─── Task data
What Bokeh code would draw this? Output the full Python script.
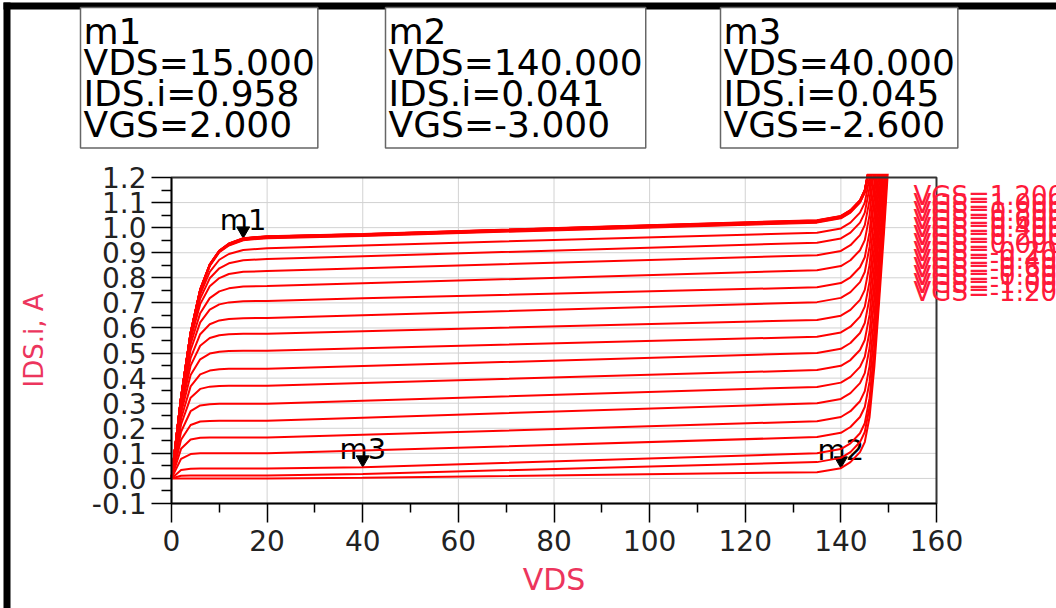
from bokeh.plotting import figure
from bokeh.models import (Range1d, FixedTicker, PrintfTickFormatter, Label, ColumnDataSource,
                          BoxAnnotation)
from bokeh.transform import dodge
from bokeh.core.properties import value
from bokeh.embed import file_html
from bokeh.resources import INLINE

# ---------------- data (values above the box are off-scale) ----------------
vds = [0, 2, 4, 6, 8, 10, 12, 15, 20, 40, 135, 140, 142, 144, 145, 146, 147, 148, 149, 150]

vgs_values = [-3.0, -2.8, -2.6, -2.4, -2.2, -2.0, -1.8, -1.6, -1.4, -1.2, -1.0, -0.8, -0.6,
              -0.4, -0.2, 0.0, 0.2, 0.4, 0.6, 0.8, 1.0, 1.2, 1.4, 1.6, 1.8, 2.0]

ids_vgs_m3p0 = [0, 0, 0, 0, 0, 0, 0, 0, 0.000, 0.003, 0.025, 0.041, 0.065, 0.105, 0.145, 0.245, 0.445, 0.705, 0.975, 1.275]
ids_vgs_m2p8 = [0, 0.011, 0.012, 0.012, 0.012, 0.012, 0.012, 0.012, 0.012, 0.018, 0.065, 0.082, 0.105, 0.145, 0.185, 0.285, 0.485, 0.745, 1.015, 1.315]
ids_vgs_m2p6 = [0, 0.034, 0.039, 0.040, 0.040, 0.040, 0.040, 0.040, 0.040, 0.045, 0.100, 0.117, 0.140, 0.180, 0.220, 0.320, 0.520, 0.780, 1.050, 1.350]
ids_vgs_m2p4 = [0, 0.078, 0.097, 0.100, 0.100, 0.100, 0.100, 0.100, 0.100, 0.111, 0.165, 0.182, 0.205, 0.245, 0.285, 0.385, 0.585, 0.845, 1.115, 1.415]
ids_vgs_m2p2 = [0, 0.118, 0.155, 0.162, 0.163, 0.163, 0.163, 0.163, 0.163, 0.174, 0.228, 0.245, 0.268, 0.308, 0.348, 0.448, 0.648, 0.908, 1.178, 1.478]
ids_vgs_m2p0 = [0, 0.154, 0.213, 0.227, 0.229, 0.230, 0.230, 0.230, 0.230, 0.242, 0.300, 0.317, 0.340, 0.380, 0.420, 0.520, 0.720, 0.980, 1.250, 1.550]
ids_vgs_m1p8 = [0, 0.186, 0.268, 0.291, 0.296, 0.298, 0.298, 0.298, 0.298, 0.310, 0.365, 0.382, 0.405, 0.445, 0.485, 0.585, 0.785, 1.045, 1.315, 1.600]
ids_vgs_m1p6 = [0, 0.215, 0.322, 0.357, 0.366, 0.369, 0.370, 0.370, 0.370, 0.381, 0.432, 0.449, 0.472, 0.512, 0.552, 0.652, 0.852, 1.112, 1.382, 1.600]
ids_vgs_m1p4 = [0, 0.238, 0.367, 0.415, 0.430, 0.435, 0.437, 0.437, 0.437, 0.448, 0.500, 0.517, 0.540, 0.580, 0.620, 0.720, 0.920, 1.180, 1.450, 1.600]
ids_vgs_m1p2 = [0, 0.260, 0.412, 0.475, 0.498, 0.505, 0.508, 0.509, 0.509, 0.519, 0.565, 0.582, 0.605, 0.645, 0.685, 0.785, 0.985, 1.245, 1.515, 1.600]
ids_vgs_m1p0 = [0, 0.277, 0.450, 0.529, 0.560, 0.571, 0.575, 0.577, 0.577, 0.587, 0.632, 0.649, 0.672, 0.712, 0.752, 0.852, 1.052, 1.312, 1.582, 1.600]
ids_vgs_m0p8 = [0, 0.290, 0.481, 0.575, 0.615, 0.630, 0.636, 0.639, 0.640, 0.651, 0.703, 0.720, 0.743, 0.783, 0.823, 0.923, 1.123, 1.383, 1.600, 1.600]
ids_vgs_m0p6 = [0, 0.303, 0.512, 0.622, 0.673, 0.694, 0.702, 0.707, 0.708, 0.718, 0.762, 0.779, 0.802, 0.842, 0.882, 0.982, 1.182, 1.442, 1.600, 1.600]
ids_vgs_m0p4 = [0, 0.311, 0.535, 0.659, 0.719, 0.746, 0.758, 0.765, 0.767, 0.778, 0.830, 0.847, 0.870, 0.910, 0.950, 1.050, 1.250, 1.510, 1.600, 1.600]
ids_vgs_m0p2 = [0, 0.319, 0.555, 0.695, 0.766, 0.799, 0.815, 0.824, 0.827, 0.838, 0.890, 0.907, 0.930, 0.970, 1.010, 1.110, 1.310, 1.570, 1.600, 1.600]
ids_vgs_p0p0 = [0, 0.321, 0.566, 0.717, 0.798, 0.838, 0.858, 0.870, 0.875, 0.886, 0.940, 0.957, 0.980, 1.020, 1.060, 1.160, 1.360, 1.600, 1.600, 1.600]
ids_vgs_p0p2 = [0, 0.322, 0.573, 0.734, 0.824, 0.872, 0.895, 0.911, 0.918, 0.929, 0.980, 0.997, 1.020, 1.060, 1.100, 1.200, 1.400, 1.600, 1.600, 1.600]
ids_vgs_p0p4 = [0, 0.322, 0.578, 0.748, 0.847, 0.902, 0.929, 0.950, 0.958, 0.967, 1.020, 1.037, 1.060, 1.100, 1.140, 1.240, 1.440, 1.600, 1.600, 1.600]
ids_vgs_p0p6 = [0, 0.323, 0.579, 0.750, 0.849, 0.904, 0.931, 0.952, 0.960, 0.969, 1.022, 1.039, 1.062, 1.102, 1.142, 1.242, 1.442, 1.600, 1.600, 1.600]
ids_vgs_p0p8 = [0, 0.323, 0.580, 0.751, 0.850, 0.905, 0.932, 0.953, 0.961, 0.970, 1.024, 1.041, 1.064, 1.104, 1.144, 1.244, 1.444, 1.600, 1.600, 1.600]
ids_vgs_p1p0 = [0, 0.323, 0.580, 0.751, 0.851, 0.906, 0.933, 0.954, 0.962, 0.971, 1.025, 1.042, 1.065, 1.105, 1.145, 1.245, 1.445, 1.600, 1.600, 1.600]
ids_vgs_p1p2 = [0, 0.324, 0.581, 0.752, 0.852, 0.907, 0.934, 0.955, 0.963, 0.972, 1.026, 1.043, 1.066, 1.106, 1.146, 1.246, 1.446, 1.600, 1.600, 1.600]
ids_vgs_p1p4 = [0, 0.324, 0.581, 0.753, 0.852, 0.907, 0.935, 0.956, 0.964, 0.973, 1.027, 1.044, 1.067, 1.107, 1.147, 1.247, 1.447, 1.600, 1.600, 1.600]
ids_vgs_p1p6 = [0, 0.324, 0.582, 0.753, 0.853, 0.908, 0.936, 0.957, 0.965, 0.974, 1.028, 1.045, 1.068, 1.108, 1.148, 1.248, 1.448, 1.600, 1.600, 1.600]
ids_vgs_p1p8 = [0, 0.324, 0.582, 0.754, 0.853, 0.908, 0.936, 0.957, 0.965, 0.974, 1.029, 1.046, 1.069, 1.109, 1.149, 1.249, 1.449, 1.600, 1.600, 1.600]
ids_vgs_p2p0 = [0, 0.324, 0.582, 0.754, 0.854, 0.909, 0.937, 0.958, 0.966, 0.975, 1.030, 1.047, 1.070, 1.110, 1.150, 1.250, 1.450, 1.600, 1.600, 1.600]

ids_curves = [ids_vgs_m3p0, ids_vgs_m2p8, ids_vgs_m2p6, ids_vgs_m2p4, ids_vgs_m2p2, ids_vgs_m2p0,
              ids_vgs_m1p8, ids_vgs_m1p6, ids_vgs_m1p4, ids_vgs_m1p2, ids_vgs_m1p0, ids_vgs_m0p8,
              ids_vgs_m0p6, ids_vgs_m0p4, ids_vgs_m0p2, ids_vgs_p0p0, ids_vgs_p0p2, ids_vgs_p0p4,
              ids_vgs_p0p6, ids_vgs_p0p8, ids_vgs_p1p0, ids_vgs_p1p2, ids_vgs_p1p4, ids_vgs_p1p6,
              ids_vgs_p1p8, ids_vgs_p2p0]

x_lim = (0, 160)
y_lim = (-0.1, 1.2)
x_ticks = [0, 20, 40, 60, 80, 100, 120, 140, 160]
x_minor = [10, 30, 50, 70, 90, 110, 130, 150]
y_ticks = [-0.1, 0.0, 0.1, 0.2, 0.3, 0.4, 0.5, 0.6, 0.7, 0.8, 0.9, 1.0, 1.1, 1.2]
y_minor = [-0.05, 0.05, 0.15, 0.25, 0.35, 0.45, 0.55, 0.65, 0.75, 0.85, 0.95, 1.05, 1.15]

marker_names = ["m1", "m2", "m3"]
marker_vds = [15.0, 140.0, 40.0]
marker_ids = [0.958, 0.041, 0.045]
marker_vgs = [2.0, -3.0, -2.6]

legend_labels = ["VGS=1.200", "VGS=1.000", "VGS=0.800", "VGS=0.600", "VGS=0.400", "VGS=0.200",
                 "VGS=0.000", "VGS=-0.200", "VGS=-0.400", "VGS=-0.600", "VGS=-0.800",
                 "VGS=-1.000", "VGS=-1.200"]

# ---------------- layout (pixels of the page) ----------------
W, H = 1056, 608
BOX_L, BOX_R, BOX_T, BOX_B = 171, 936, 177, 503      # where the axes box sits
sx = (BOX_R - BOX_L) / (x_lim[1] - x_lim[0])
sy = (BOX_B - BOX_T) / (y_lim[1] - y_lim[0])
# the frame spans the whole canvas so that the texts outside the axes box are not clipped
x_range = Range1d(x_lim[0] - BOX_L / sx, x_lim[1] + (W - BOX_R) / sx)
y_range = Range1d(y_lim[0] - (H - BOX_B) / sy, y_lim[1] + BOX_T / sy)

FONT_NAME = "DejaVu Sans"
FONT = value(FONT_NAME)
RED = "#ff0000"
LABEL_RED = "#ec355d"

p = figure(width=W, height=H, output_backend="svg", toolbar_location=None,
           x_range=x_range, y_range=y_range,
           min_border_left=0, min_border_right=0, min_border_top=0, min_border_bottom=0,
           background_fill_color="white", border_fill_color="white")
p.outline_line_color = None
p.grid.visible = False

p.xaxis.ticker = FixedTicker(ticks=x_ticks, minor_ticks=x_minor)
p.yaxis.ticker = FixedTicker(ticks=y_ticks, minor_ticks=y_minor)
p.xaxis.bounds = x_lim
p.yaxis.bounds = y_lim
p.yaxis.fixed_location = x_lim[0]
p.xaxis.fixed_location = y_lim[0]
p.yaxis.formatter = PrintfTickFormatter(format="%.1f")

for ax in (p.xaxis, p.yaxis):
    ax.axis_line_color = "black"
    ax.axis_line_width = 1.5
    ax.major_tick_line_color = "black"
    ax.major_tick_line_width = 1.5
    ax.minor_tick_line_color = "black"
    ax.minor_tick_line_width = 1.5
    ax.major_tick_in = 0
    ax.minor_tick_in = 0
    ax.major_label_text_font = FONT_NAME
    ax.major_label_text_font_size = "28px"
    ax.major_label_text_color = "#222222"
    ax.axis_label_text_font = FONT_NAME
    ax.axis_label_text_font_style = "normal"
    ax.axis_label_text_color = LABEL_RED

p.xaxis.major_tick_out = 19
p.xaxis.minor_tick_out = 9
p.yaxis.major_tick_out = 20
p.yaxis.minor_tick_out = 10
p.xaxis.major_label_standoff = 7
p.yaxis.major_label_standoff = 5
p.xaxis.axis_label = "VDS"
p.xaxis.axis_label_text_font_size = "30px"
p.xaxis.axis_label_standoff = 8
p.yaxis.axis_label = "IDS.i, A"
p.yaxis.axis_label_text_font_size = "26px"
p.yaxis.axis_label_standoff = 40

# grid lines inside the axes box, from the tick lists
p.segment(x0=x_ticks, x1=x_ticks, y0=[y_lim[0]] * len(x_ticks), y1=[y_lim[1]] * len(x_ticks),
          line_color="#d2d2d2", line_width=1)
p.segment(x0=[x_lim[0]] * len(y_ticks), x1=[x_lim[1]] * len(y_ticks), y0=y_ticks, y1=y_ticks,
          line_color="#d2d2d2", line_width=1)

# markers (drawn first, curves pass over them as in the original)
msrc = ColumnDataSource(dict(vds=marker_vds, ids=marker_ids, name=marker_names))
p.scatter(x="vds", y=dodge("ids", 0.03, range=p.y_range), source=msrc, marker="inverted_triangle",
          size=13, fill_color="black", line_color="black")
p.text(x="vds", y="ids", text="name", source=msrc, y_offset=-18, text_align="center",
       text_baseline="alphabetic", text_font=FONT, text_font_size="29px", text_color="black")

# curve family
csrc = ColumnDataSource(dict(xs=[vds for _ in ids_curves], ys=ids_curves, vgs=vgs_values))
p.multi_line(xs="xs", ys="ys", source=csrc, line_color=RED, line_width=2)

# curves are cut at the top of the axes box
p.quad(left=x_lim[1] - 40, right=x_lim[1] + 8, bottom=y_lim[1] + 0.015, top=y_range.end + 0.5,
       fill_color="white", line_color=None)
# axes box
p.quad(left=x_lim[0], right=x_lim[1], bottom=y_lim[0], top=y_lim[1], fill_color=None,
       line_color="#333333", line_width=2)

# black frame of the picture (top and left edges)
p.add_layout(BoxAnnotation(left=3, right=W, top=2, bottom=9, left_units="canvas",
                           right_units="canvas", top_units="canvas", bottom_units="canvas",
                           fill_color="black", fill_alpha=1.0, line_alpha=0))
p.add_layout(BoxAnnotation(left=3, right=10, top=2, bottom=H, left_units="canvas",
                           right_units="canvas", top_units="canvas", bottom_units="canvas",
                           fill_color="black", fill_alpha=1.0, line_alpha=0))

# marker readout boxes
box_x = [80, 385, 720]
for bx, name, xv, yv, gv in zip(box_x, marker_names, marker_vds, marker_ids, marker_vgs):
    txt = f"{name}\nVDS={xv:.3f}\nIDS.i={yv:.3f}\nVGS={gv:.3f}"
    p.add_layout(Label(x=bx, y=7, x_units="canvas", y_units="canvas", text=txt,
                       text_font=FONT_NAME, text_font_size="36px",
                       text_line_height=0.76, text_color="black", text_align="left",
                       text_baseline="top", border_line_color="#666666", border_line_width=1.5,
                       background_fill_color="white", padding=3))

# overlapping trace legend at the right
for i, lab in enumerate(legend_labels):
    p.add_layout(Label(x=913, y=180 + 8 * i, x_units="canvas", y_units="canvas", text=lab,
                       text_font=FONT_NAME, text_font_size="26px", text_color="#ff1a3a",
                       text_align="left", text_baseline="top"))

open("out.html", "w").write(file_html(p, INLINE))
──────
─── Task data
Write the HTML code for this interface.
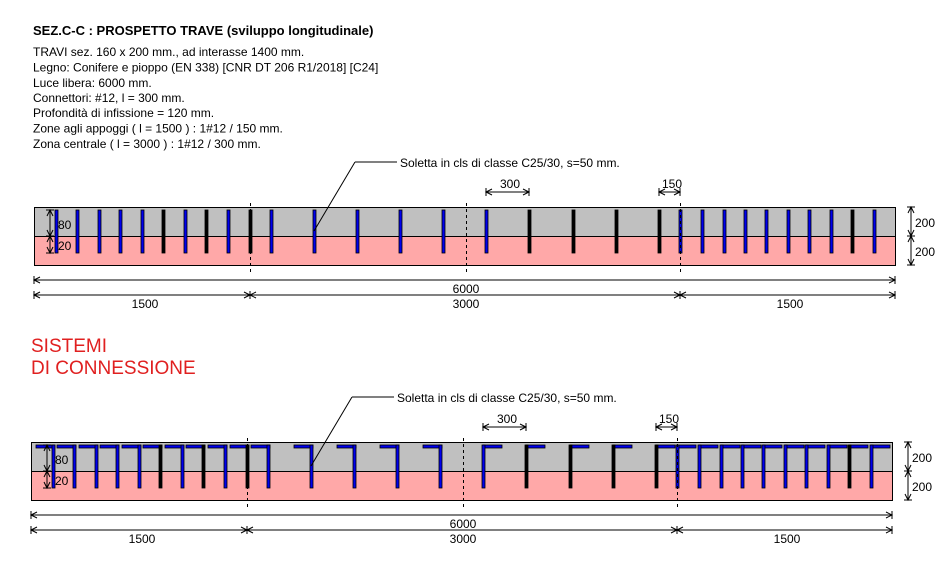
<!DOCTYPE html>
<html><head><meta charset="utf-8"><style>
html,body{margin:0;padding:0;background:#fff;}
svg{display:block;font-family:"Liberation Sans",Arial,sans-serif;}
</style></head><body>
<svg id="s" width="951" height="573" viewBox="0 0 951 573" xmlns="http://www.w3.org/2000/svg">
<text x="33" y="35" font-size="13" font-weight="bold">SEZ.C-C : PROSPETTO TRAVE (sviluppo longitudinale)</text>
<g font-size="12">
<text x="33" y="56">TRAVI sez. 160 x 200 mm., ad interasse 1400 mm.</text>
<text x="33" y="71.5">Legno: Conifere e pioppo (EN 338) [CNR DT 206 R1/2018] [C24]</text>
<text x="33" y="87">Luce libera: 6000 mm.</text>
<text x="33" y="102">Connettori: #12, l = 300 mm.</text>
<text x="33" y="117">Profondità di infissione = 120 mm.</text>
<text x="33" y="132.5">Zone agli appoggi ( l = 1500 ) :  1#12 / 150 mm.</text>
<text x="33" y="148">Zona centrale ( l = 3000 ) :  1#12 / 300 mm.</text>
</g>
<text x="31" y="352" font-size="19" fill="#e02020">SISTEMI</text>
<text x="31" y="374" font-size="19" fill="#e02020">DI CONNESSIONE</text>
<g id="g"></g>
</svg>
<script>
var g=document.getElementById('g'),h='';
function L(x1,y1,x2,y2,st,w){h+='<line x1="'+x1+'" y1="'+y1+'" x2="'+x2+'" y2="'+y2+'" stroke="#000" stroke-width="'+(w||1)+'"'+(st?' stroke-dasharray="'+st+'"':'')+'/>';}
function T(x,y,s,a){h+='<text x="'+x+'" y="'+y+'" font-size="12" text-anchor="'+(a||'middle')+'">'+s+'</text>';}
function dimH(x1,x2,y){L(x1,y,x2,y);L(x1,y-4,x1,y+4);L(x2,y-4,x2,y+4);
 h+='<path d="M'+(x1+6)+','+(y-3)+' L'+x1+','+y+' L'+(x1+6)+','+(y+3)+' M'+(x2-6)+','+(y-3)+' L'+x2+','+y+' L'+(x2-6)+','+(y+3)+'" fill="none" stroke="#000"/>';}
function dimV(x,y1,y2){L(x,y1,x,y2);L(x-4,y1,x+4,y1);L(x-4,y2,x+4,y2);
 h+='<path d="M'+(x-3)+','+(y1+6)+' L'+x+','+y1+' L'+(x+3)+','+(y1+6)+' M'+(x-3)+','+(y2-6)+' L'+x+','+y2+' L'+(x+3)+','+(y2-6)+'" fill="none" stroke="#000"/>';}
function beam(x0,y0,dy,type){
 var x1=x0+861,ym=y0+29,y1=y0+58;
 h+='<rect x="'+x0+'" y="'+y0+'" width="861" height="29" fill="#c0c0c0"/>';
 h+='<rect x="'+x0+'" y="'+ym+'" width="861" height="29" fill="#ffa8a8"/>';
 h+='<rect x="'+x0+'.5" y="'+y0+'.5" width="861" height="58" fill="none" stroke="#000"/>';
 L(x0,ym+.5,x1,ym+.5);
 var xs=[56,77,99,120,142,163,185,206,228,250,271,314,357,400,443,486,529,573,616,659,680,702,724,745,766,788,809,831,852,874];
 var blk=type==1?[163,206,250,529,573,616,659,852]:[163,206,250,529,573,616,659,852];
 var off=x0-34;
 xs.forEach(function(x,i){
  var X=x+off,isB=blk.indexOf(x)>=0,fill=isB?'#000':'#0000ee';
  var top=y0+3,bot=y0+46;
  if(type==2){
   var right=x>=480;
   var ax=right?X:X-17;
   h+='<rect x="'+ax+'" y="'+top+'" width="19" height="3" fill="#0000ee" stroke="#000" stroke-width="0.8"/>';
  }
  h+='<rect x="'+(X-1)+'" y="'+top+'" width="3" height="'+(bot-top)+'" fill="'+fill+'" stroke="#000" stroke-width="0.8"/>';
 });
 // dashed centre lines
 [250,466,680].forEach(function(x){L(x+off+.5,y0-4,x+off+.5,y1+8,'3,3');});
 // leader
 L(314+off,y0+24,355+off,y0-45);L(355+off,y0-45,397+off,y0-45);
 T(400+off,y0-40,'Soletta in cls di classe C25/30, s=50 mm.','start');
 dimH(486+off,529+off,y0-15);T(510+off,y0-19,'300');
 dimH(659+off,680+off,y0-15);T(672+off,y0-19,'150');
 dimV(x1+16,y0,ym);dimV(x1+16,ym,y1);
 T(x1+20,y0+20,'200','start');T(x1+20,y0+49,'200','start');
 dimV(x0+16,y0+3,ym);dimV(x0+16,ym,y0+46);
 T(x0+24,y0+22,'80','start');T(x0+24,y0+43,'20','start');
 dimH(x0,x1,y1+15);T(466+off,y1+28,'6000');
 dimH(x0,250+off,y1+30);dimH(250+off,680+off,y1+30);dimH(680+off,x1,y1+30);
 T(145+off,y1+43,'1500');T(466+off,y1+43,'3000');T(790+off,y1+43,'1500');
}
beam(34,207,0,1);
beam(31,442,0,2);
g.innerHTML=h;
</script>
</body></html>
──────
Brief -
Using the records above, select and copy every line that has the word "code".

Answer below -
What Bokeh code would draw this? Output the full Python script.
Write the HTML code for this interface.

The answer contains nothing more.